What is a range extender and how do they work?
This refers to a kind of electric car with both an electric drivetrain (comprised of one or more electric motors and a battery) and an internal-combustion engine. While that's the same basic setup you'll find in a hybrid, the key difference is that in a range extender, the internal-combustion engine functions only as a small generator for the batteries – it never drives the car's wheels directly.
Unlike a plug-in hybrid (which usually has distinct electric-only, engine-only and combined electric-plus-engine driving modes) or a regular hybrid (which shuffles between the two power sources automatically), a range extender is only ever driven by the electric motor, so it always feels the same from behind the wheel, albeit with a little bit of extra noise if the engine is charging the battery.
Range extenders are not very common, and look to be headed for obsolescence as battery technology and charging infrastructure develop, eliminating the 'range anxiety' that was sometimes associated with early electric cars. In order to work properly, they need to be both refuelled at a petrol station and recharged at a home or public charging point.
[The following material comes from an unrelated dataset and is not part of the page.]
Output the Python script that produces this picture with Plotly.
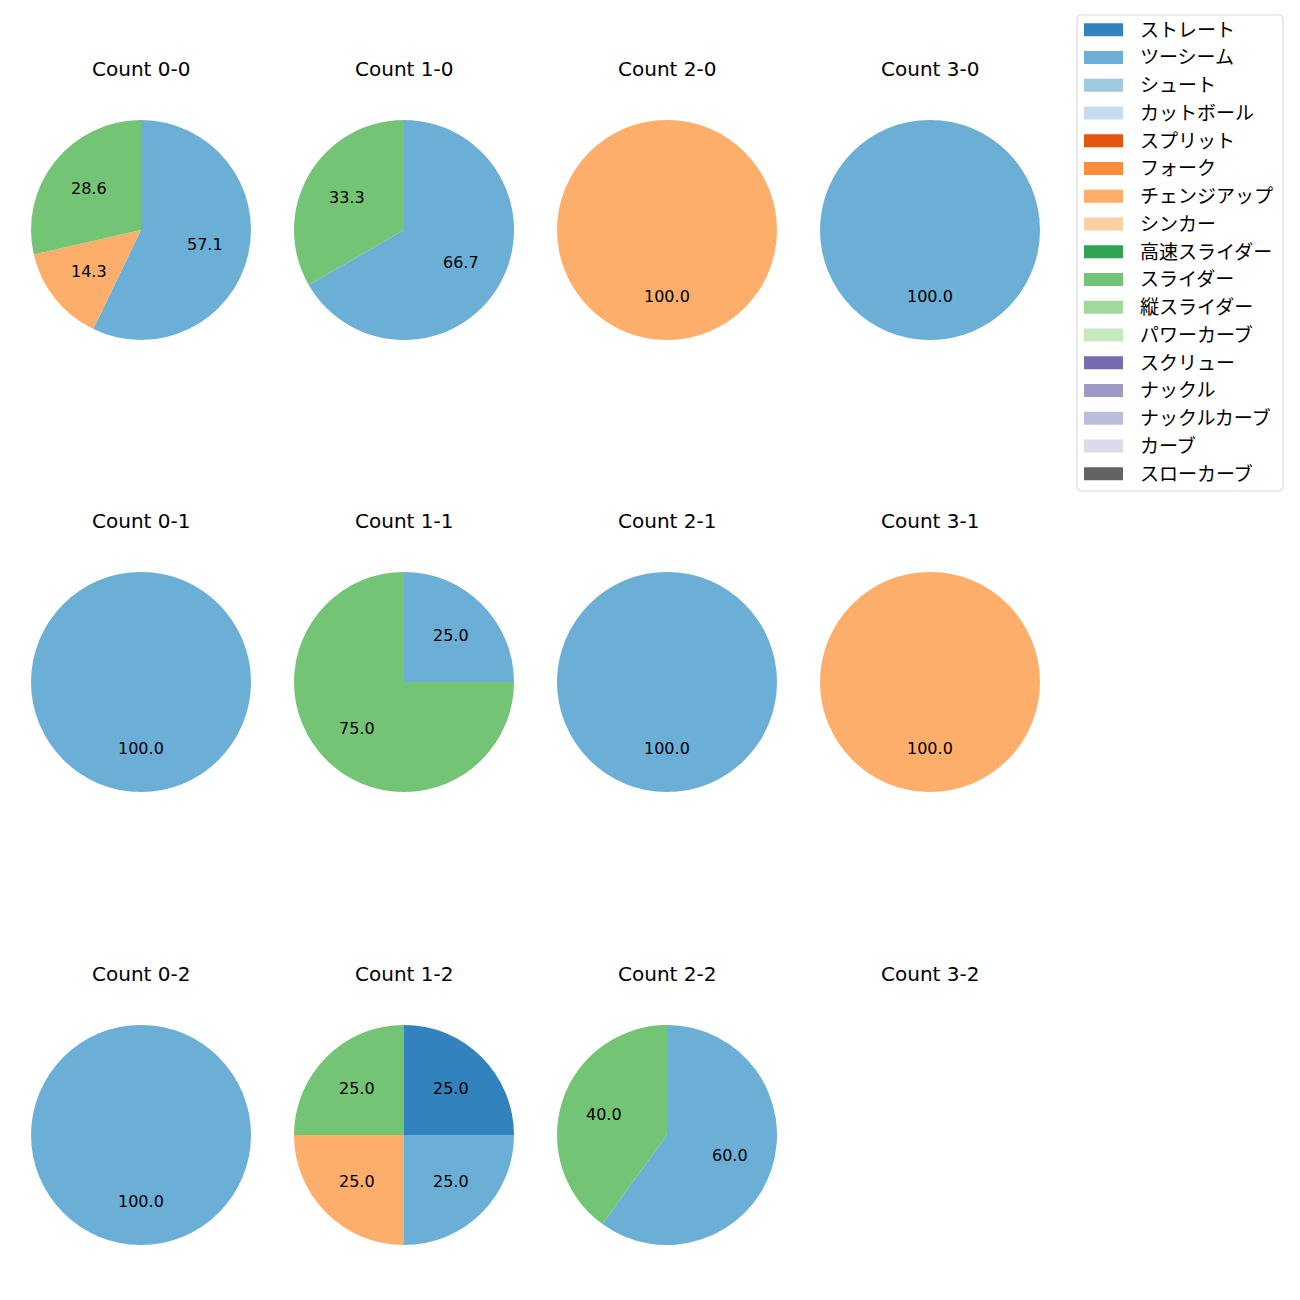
import math
import plotly.graph_objects as go

# ---- data ----
pitch_types = ["ストレート", "ツーシーム", "シュート", "カットボール", "スプリット", "フォーク",
               "チェンジアップ", "シンカー", "高速スライダー", "スライダー", "縦スライダー",
               "パワーカーブ", "スクリュー", "ナックル", "ナックルカーブ", "カーブ", "スローカーブ"]
pitch_colors = ["#3182bd", "#6baed6", "#9ecae1", "#c6dbef", "#e6550d", "#fd8d3c",
                "#fdae6b", "#fdd0a2", "#31a354", "#74c476", "#a1d99b", "#c7e9c0",
                "#756bb1", "#9e9ac8", "#bcbddc", "#dadaeb", "#636363"]

count_titles = ["Count 0-0", "Count 1-0", "Count 2-0", "Count 3-0",
                "Count 0-1", "Count 1-1", "Count 2-1", "Count 3-1",
                "Count 0-2", "Count 1-2", "Count 2-2", "Count 3-2"]

slice_pitches = [
    ["ツーシーム", "チェンジアップ", "スライダー"],
    ["ツーシーム", "スライダー"],
    ["チェンジアップ"],
    ["ツーシーム"],
    ["ツーシーム"],
    ["ツーシーム", "スライダー"],
    ["ツーシーム"],
    ["チェンジアップ"],
    ["ツーシーム"],
    ["ストレート", "ツーシーム", "チェンジアップ", "スライダー"],
    ["ツーシーム", "スライダー"],
    [],
]
slice_counts = [
    [4, 1, 2],
    [2, 1],
    [1],
    [1],
    [1],
    [1, 3],
    [1],
    [1],
    [1],
    [1, 1, 1, 1],
    [3, 2],
    [],
]

# ---- layout geometry (pixels of the screenshot) ----
W = H = 1300
OFF = 8  # page body margin
col_cx = [141, 404, 667, 930]
row_cy = [230, 682, 1135]
R = 110
title_dy = 161
LATIN = "DejaVu Sans"
CJK = "Noto Sans CJK JP"


def px(x):
    return (x - OFF) / W


def py(y):
    return 1 - (y - OFF) / H


color_of = dict(zip(pitch_types, pitch_colors))

fig = go.Figure()
annotations = []
shapes = []

for i, title in enumerate(count_titles):
    r_i, c_i = divmod(i, 4)
    cx, cy = col_cx[c_i], row_cy[r_i]
    annotations.append(dict(text=title, x=px(cx), y=py(cy - title_dy), xref="paper", yref="paper",
                            showarrow=False, xanchor="center", yanchor="middle",
                            font=dict(family=LATIN, size=20, color="#000000")))
    labels = slice_pitches[i]
    vals = slice_counts[i]
    if not vals:
        continue
    fig.add_trace(go.Pie(
        labels=labels, values=vals,
        marker=dict(colors=[color_of[l] for l in labels], line=dict(width=0)),
        sort=False, direction="clockwise", rotation=0,
        textinfo="none", hoverinfo="label+percent", showlegend=False,
        domain=dict(x=[px(cx - R), px(cx + R)], y=[py(cy + R), py(cy - R)]),
    ))
    total = sum(vals)
    cum = 0
    for v in vals:
        mid = (cum + v / 2) / total
        cum += v
        theta = math.radians(90 - 360 * mid)
        tx = cx + 0.6 * R * math.cos(theta)
        ty = cy - 0.6 * R * math.sin(theta)
        annotations.append(dict(text=f"{100 * v / total:.1f}", x=px(tx), y=py(ty),
                                xref="paper", yref="paper", showarrow=False,
                                xanchor="center", yanchor="middle",
                                font=dict(family=LATIN, size=16, color="#000000")))

# ---- legend (drawn manually to match matplotlib style) ----
lx0, lx1, ly0, ly1 = 1077, 1283, 15, 491
rad = 4
path = (f"M {px(lx0 + rad)},{py(ly0)} L {px(lx1 - rad)},{py(ly0)} "
        f"Q {px(lx1)},{py(ly0)} {px(lx1)},{py(ly0 + rad)} L {px(lx1)},{py(ly1 - rad)} "
        f"Q {px(lx1)},{py(ly1)} {px(lx1 - rad)},{py(ly1)} L {px(lx0 + rad)},{py(ly1)} "
        f"Q {px(lx0)},{py(ly1)} {px(lx0)},{py(ly1 - rad)} L {px(lx0)},{py(ly0 + rad)} "
        f"Q {px(lx0)},{py(ly0)} {px(lx0 + rad)},{py(ly0)} Z")
shapes.append(dict(type="path", path=path, xref="paper", yref="paper",
                   line=dict(color="#d6d6d6", width=1), fillcolor="rgba(255,255,255,0.8)"))
row0, row_step = 29.7, 27.75
for k, (name, col) in enumerate(zip(pitch_types, pitch_colors)):
    yc = row0 + k * row_step
    shapes.append(dict(type="rect", xref="paper", yref="paper",
                       x0=px(1084), x1=px(1123), y0=py(yc - 6.5), y1=py(yc + 6.5),
                       fillcolor=col, line=dict(width=0)))
    annotations.append(dict(text=name, x=px(1138), y=py(yc - 1.5), xref="paper", yref="paper",
                            showarrow=False, xanchor="left", yanchor="middle",
                            font=dict(family=CJK, size=19, color="#000000")))

fig.update_layout(
    width=W, height=H,
    margin=dict(l=0, r=0, t=0, b=0),
    paper_bgcolor="white", plot_bgcolor="white",
    annotations=annotations, shapes=shapes,
    showlegend=False,
)

fig.write_html("out.html")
The BMW i3 was initially offered in both range-extender and pure-electric forms, but the latter has been the only choice for some time now. Another range extender that was sold in the UK was the Chevrolet Volt/Vauxhall Ampera, but both versions of this car have now been discontinued.
The big selling point behind range extenders was that they effectively erased range anxiety. This is because the petrol engine not only significantly boosts the vehicle’s range, but also because it can be topped up at regular fuel stations without the need to plug the vehicle in to charge.
However, a downside to range extenders is that (unlike pure-electric models) they're not exempt from road tax under the current Vehicle Excise Duty rates. This is because with the engine on board, they emit some CO2, resulting in an annual £135 bill.